Short tidbits about distinctive activities spotted around the convention center in New Orleans during the AASA national conference.

Destined for a Best Seller?

The Laurel and Hardy tandem of social media-loving superintendents – that’s Nick Polyak and Mike Lubelfeld – are on the book promotion trail here at the AASA conference. Unfortunately, until late Thursday, they didn’t have their book yet in hand.

Twenty freshly inked copies of The Unlearning Leader: Leading for Tomorrow’s Schools  Today  finally arrived via UPS late in the day, allowing   the pair to give away a couple of promised copies to old friends and to let conference attendees gobble up the other copies for sale at the Social Media Lounge.

The publisher Rowman & Littlefield told the pair that’s all the printed copies they could spare for now. Lubelfeld, who runs the schools in Deerfield, Ill., said he wonders if that means hundreds of copies already have been sold and shipped.

The dynamic duo wasted no time in New Orleans before selling the first copy in their hotel lobby to Trey Holliday, a superintendent from Alabama.

Polyak, superintendent of Illinois’ Leyden High School District, offered this take on their eagerness to promote the book. “We want to sell as many copies as we can before anyone actually reads and reviews it.”

An Oscars Replay

It was time for AASA President Alton Frailey to unseal the envelope bearing the name of the 2017 National Superintendent of the Year. Standing at the center of the 1st General Session stage, Frailey widened his eyes and paused before reading what appeared in front of him.  “La La Land?” he asked incredulously.

 

Lost: A Full Wardrobe

Someone at the AASA conference deposited a full set of formal attire – sports coat, dress shirt, dress pants and sports shoes at the conference’s Information Kiosk Thursday, and by end of the afternoon had not come back to claim his clothes.

Kiosk manager Tammy Barbara advised told conference attendees throughout the day that the booth was not an ideal place to store their personal property.

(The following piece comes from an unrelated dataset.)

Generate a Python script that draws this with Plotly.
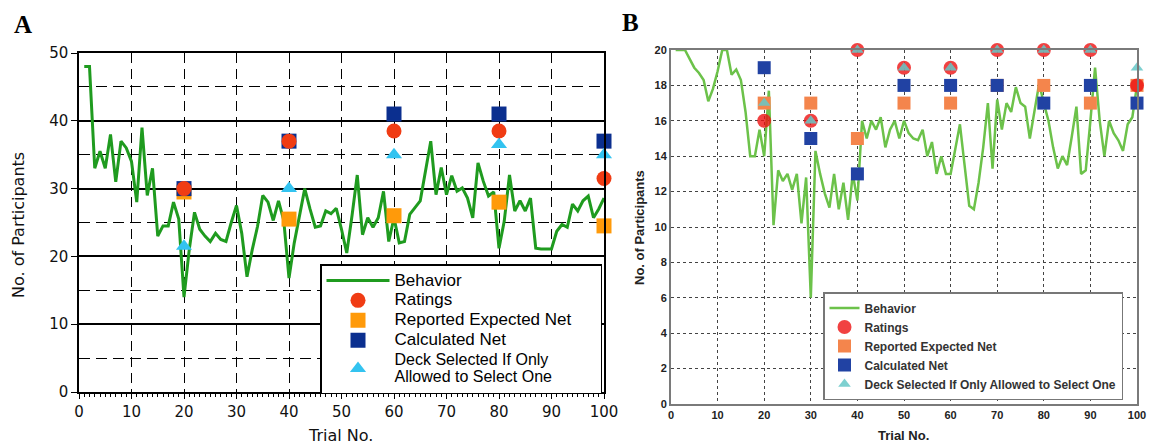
import plotly.graph_objects as go

# ---------------- data ----------------
trials = list(range(1, 101))

a_behavior = [48, 48, 33, 35.5, 33, 38, 31, 37, 36, 34,
              28, 39, 29, 33, 23, 24.5, 24.5, 28, 25.5, 14,
              21, 26.5, 24, 23, 22.2, 23.4, 22.5, 22.2, 25, 27.5,
              23.4, 17, 21, 24.4, 29, 28, 25.3, 28.2, 25.3, 16.8,
              22, 26.2, 30, 27, 24.3, 24.5, 26.7, 26.3, 27.1, 24,
              20.5, 26, 32, 23.2, 25.7, 24.3, 25.7, 29.6, 22.2, 25.7,
              22, 22.2, 26.2, 27.2, 28.2, 32.6, 37, 29.1, 33.1, 29.1,
              31.9, 29.6, 30.1, 28.6, 25.7, 33.8, 31.1, 28.9, 29.5, 21.2,
              25.2, 32, 26.7, 28.2, 26.7, 28.6, 21.2, 21.1, 21.1, 21.1,
              23.7, 24.7, 24.3, 27.7, 26.7, 28.2, 28.9, 25.7, 27, 28.6]

b_behavior = [20, 20, 20, 19.5, 19, 18.7, 18.3, 17.1, 17.8, 18.8,
              20, 20, 18.6, 18.9, 18.3, 16.5, 14, 14, 15.5, 14,
              17.7, 10.1, 13.2, 12.6, 13, 12.1, 13, 10.2, 12.8, 6,
              14.3, 13, 11.9, 11.1, 13, 11, 12.5, 10.4, 13, 11.5,
              16, 15, 16, 15.5, 16.2, 14.5, 15.5, 16, 15, 16,
              15.3, 15, 14.9, 15.5, 14, 14.8, 13, 14, 13, 13,
              14.5, 15.8, 13.5, 11.2, 11, 12.5, 14.5, 17, 13.3, 17.2,
              15.5, 17, 16.5, 17.9, 17, 16.8, 15, 16.5, 18.1, 17,
              16, 14.5, 13.3, 14, 13.5, 15.1, 16.8, 13, 13.2, 16,
              19, 16, 14, 16, 15.3, 14.9, 14.3, 15.8, 16.2, 18]

a_probe_trials = [20, 40, 60, 80, 100]
a_ratings = [30, 37, 38.5, 38.5, 31.5]
a_reported = [29.5, 25.5, 26, 28, 24.5]
a_calculated = [30, 37, 41, 41, 37]
a_deck = [21.5, 30, 35, 36.5, 35]

b_probe_trials = [20, 30, 40, 50, 60, 70, 80, 90, 100]
b_ratings = [16, 16, 20, 19, 19, 20, 20, 20, 18]
b_reported = [17, 17, 15, 17, 17, 18, 18, 17, 18]
b_calculated = [19, 15, 13, 18, 18, 18, 17, 18, 17]
b_deck = [17, 16, 20, 19, 19, 20, 20, 20, 19]

a_yticks = [0, 10, 20, 30, 40, 50]
b_yticks = [0, 2, 4, 6, 8, 10, 12, 14, 16, 18, 20]
xticks = [0, 10, 20, 30, 40, 50, 60, 70, 80, 90, 100]

# ---------------- styles ----------------
W, H = 1149, 444
A_GREEN, A_RED, A_ORANGE, A_BLUE, A_CYAN = '#1f9b1f', '#f03c14', '#ff9a0a', '#0b2f8f', '#33c3f0'
B_GREEN, B_RED, B_ORANGE, B_BLUE, B_TEAL = '#6cc24a', '#ee1111', '#f4854c', '#2142a3', '#66c8c8'


def fx(p):
    return p / W


def fy(p):
    return 1 - p / H


def lg(s, size=17):
    return f'<span style="font-size:{size}px">{s}</span>'


NB = '&nbsp;' * 5

fig = go.Figure()

# ---- panel A ----
fig.add_trace(go.Scatter(x=trials, y=a_behavior, mode='lines', name=lg('Behavior'),
                         line=dict(color=A_GREEN, width=3), xaxis='x', yaxis='y',
                         legend='legend', legendrank=1))
fig.add_trace(go.Scatter(x=a_probe_trials, y=a_reported, mode='markers', name=lg('Reported Expected Net' + NB),
                         marker=dict(symbol='square', size=15, color=A_ORANGE), xaxis='x', yaxis='y',
                         legend='legend', legendrank=3, cliponaxis=False))
fig.add_trace(go.Scatter(x=a_probe_trials, y=a_calculated, mode='markers', name=lg('Calculated Net'),
                         marker=dict(symbol='square', size=15, color=A_BLUE), xaxis='x', yaxis='y',
                         legend='legend', legendrank=4, cliponaxis=False))
fig.add_trace(go.Scatter(x=a_probe_trials, y=a_ratings, mode='markers', name=lg('Ratings'),
                         marker=dict(symbol='circle', size=15, color=A_RED), xaxis='x', yaxis='y',
                         legend='legend', legendrank=2, cliponaxis=False))
fig.add_trace(go.Scatter(x=a_probe_trials, y=a_deck, mode='markers',
                         name=lg('Deck Selected If Only', 16) + '<br>' + lg('Allowed to Select One', 16),
                         marker=dict(symbol='triangle-up', size=14, color=A_CYAN), xaxis='x', yaxis='y',
                         legend='legend', legendrank=5, cliponaxis=False))

# ---- panel B ----
fig.add_trace(go.Scatter(x=trials, y=b_behavior, mode='lines', name='Behavior',
                         line=dict(color=B_GREEN, width=2.5), xaxis='x2', yaxis='y2',
                         legend='legend2', legendrank=1))
fig.add_trace(go.Scatter(x=b_probe_trials, y=b_reported, mode='markers', name='Reported Expected Net',
                         marker=dict(symbol='square', size=13, color=B_ORANGE), xaxis='x2', yaxis='y2',
                         legend='legend2', legendrank=3, cliponaxis=False))
fig.add_trace(go.Scatter(x=b_probe_trials, y=b_calculated, mode='markers', name='Calculated Net',
                         marker=dict(symbol='square', size=13, color=B_BLUE), xaxis='x2', yaxis='y2',
                         legend='legend2', legendrank=4, cliponaxis=False))
fig.add_trace(go.Scatter(x=b_probe_trials, y=b_ratings, mode='markers', name='Ratings',
                         marker=dict(symbol='circle', size=14, color=B_RED, opacity=0.8), xaxis='x2', yaxis='y2',
                         legend='legend2', legendrank=2, cliponaxis=False))
fig.add_trace(go.Scatter(x=b_probe_trials, y=b_deck, mode='markers',
                         name='Deck Selected If Only Allowed to Select One',
                         marker=dict(symbol='triangle-up', size=11, color=B_TEAL, opacity=0.85),
                         xaxis='x2', yaxis='y2', legend='legend2', legendrank=5, cliponaxis=False))

a_tick_font = dict(family='DejaVu Sans', size=15, color='#111')
b_tick_font = dict(family='Liberation Sans', size=11, color='#222', weight='bold')

fig.update_layout(
    width=W, height=H, margin=dict(l=0, r=0, t=0, b=0, autoexpand=False),
    paper_bgcolor='white', plot_bgcolor='white', showlegend=True,
    xaxis=dict(domain=[fx(79), fx(604)], range=[0, 100], anchor='y', tickvals=xticks, automargin=False,
               showline=True, linecolor='black', linewidth=1.5, mirror=True,
               ticks='outside', ticklen=5, tickcolor='black', tickwidth=1.2,
               minor=dict(dtick=1, ticks='outside', ticklen=3, tickcolor='black', showgrid=False),
               showgrid=True, gridcolor='black', gridwidth=1.3, griddash='10px,6px',
               zeroline=False, tickfont=a_tick_font),
    yaxis=dict(domain=[fy(392), fy(53)], range=[0, 50], anchor='x', tickvals=a_yticks, automargin=False,
               showline=True, linecolor='black', linewidth=1.5, mirror=True,
               ticks='outside', ticklen=6, tickcolor='black',
               minor=dict(dtick=5, showgrid=True, gridcolor='black', gridwidth=1.2, griddash='11px,6px'),
               showgrid=True, gridcolor='black', gridwidth=1.5,
               zeroline=False, tickfont=a_tick_font),
    xaxis2=dict(domain=[fx(671), fx(1137)], range=[0, 100], anchor='y2', tickvals=xticks, automargin=False,
                showline=True, linecolor='#7a7a7a', linewidth=2, mirror=True, ticks='',
                showgrid=True, gridcolor='#444', gridwidth=1.3, griddash='3px,3px',
                zeroline=False, tickfont=b_tick_font),
    yaxis2=dict(domain=[fy(404), fy(50)], range=[0, 20], anchor='x2', tickvals=b_yticks, automargin=False,
                showline=True, linecolor='#7a7a7a', linewidth=2, mirror=True, ticks='',
                showgrid=True, gridcolor='#444', gridwidth=1.3, griddash='3px,3px',
                zeroline=False, tickfont=b_tick_font),
    legend=dict(x=fx(320), y=fy(264), xanchor='left', yanchor='top', bgcolor='white',
                bordercolor='black', borderwidth=1.5, itemwidth=63, tracegroupgap=0,
                font=dict(family='Liberation Sans', size=13, color='black')),
    legend2=dict(x=fx(823), y=fy(400), xanchor='left', yanchor='bottom', bgcolor='white',
                 bordercolor='#777', borderwidth=1.5, tracegroupgap=0,
                 font=dict(family='Liberation Sans', size=12, color='#333', weight='bold')),
)

ann = [
    dict(text='A', x=fx(23), y=fy(24), font=dict(family='Liberation Serif', size=25, color='black', weight='bold')),
    dict(text='B', x=fx(630), y=fy(22), font=dict(family='Liberation Serif', size=25, color='black', weight='bold')),
    dict(text='No. of Participants', x=fx(18), y=fy(225), textangle=-90,
         font=dict(family='DejaVu Sans', size=16, color='#111')),
    dict(text='Trial No.', x=fx(340), y=fy(435), font=dict(family='DejaVu Sans', size=16, color='#111')),
    dict(text='No. of Participants', x=fx(639), y=fy(228), textangle=-90,
         font=dict(family='Liberation Sans', size=13, color='#222', weight='bold')),
    dict(text='Trial No.', x=fx(903), y=fy(435), font=dict(family='Liberation Sans', size=13, color='#222', weight='bold')),
]
for a in ann:
    a.update(xref='paper', yref='paper', showarrow=False, xanchor='center', yanchor='middle')
fig.update_layout(annotations=ann)

fig.write_html('out.html', config={'displayModeBar': False},
               post_script="document.body.style.margin='0px';")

Anyone own these fine duds?

Early on the Air

Dan Domenech’s official work day started earlier than normal Thursday even by AASA conference standards.

The CBS affiliate in New Orleans, WWL, asked AASA’s executive director to go on live at 6:40 a.m. on its morning news program. Domenech delivered his key points about the importance of this year’s event during a three-minute report.

At a time when he might otherwise be wrapping up his morning fitness routine, Domenech instead spent about a half-hour on the corner of Convention Center Boulevard and Julia Street outside the convention center in the mid-50s breeze helping the TV reporter to correctly pronounce his name.

“You got it right,” Domenech announced as the segment went live.

Getting Social

AASA President Alton Frailey dropped by the convention's social media lounge to see what was happening on Thursday. He ended up getting social.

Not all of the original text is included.